── EXERCISE INPUT ──

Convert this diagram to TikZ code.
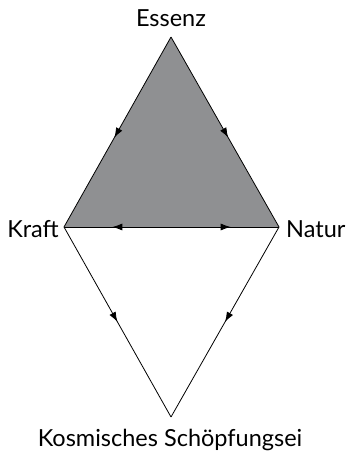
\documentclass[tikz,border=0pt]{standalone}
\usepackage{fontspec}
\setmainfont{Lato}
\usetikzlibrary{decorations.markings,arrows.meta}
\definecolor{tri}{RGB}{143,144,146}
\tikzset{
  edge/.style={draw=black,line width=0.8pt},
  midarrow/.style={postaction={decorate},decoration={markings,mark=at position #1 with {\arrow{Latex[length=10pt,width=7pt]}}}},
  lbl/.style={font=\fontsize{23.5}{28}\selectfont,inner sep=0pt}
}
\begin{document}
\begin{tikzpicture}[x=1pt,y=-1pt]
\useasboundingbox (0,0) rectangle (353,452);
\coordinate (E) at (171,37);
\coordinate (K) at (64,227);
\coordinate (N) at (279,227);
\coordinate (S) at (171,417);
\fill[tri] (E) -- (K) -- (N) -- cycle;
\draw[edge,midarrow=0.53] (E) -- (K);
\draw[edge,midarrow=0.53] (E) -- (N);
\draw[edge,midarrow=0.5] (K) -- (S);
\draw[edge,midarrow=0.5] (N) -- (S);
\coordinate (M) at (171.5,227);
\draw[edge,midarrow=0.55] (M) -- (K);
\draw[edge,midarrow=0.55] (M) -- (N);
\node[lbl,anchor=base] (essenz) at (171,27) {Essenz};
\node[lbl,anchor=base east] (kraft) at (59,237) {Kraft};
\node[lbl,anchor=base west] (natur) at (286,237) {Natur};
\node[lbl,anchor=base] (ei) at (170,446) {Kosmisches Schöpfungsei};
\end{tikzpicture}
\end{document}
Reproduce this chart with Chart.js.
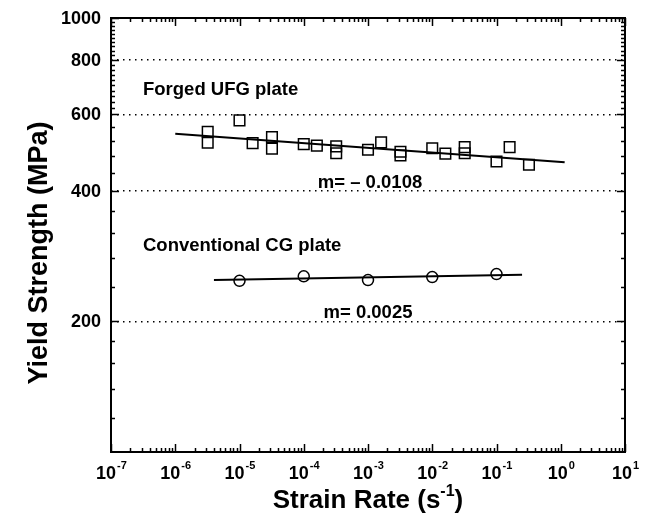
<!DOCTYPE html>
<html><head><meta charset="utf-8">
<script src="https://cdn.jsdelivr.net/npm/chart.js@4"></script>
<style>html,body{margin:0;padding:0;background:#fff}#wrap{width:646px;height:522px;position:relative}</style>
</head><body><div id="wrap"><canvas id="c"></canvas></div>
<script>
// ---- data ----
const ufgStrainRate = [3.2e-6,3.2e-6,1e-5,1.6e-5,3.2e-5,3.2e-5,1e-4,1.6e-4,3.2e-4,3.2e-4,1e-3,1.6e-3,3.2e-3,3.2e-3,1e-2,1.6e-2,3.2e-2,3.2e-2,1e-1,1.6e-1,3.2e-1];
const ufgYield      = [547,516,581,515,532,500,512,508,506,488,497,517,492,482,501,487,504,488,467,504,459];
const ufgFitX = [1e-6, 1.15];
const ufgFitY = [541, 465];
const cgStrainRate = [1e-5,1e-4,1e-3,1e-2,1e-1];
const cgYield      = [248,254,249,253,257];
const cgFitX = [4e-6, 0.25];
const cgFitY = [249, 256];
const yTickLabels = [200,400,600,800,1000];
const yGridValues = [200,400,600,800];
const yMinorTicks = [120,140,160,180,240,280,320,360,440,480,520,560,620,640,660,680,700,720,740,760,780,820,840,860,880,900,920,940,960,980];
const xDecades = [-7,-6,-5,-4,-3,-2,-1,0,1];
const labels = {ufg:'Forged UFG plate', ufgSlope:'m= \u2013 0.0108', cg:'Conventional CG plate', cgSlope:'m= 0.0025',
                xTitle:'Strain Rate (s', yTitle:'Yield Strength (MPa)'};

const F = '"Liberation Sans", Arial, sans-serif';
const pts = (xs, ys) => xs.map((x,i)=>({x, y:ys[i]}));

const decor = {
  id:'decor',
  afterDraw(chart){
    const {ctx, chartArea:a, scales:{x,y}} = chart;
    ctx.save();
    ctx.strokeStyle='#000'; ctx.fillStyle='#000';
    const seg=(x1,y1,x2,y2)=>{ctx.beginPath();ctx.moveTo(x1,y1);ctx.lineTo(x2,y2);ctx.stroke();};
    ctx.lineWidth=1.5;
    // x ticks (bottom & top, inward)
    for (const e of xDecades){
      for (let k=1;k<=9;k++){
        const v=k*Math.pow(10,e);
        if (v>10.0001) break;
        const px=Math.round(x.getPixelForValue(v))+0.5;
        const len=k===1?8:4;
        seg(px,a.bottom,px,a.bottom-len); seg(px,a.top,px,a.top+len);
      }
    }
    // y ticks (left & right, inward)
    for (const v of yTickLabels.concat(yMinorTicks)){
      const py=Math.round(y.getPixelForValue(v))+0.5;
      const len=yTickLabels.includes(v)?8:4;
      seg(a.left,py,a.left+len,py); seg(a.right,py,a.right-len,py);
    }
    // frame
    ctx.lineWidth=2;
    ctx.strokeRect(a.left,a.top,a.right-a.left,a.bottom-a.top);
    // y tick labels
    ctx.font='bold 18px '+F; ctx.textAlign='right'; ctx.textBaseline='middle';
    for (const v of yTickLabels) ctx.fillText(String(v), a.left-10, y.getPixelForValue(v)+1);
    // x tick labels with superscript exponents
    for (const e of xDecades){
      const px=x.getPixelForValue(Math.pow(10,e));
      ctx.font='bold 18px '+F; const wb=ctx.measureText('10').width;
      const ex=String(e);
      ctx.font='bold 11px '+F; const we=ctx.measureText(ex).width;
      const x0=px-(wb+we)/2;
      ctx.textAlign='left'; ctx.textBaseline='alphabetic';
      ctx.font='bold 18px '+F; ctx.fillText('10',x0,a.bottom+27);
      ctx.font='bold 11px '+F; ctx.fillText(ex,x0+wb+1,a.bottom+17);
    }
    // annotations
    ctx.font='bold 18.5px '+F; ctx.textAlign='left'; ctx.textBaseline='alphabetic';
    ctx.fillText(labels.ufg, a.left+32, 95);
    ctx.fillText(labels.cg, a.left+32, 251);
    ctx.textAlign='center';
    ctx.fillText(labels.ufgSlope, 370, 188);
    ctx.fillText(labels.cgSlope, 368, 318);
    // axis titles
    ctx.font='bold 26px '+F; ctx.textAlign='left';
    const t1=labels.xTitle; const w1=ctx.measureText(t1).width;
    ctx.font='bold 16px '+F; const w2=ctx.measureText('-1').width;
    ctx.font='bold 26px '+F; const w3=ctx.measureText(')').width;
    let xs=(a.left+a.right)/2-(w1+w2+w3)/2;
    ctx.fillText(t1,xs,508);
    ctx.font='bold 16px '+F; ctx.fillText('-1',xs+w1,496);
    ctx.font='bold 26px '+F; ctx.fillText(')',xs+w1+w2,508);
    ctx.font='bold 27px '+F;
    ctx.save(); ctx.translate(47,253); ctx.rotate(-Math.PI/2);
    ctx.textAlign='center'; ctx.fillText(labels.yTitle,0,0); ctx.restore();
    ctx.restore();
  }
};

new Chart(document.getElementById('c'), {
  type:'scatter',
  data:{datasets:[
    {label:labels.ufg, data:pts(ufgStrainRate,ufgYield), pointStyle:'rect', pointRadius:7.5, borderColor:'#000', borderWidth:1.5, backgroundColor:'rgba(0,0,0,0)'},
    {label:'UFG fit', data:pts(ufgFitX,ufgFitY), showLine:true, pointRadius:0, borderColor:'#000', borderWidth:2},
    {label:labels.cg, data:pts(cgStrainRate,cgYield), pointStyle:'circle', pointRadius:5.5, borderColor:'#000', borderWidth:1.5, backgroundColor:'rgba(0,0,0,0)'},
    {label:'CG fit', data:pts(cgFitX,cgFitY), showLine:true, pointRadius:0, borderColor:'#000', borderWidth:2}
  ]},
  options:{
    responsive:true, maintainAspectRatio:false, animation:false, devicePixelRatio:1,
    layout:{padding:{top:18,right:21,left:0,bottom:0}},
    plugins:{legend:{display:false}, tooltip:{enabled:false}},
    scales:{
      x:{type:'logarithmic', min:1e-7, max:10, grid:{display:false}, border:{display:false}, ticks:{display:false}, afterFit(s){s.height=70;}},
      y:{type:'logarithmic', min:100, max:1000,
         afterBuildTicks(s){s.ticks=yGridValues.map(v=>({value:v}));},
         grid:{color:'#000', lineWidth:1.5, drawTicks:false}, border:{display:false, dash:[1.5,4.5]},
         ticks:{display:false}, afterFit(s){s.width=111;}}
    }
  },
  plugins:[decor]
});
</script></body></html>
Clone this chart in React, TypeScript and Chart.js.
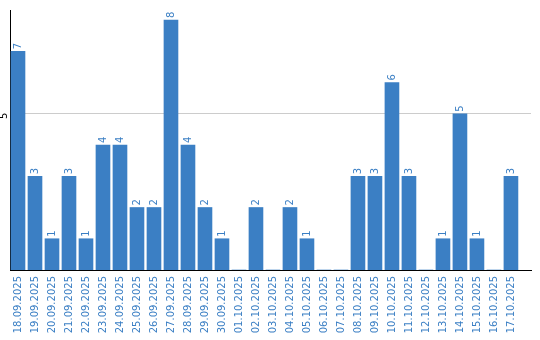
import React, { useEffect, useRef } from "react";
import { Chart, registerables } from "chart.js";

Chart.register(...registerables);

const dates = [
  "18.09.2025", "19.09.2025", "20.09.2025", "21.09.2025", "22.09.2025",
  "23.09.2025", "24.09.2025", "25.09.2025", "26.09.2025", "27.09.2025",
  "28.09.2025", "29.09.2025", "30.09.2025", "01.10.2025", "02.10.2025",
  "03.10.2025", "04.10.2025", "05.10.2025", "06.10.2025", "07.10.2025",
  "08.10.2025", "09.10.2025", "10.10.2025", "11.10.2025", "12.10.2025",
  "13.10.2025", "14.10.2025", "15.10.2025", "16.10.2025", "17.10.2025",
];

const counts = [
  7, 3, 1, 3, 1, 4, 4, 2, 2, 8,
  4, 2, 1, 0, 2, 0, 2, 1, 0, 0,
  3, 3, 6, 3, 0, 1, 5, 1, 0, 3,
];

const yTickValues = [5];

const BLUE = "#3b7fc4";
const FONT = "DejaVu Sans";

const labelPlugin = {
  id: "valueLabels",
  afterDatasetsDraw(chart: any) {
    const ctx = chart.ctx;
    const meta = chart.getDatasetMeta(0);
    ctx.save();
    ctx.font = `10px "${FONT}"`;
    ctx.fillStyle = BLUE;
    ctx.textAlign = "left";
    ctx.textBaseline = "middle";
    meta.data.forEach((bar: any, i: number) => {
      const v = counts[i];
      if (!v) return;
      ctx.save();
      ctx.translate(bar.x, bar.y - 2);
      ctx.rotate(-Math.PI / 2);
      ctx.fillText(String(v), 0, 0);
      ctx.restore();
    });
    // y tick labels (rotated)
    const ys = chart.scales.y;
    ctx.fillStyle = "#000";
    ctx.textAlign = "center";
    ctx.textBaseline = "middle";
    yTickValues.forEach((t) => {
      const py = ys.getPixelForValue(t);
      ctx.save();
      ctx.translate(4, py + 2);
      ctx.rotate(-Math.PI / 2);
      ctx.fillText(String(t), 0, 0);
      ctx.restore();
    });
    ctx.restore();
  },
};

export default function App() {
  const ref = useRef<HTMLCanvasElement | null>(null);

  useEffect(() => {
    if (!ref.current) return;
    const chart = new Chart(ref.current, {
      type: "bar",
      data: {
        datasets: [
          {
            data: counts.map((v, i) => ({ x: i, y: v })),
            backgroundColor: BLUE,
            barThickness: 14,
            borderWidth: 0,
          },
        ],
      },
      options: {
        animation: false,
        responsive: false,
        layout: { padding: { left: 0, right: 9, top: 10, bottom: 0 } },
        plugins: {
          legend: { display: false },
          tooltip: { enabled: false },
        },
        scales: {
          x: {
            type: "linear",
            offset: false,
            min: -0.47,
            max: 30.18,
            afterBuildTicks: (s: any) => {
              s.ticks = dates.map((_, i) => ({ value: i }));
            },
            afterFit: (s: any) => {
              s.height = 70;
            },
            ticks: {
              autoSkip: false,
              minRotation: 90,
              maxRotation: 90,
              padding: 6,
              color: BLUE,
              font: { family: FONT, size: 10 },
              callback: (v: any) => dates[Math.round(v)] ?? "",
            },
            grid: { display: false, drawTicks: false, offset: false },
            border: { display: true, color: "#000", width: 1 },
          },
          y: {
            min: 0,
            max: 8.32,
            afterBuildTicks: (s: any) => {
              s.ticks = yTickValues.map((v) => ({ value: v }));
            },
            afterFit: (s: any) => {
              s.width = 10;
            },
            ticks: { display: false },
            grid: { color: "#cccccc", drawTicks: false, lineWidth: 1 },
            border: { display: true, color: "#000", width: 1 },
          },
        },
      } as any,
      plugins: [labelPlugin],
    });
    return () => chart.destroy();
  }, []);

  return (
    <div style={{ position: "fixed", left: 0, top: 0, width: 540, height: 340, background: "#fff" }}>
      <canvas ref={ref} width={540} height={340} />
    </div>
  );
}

───

WHAT YOU HAVE TO DO
Look through the entries above and report each line where the string "React" occurs.

WRITTEN ANSWER
Clone this chart in React, TypeScript and Chart.js.
import React, { useEffect, useRef } from "react";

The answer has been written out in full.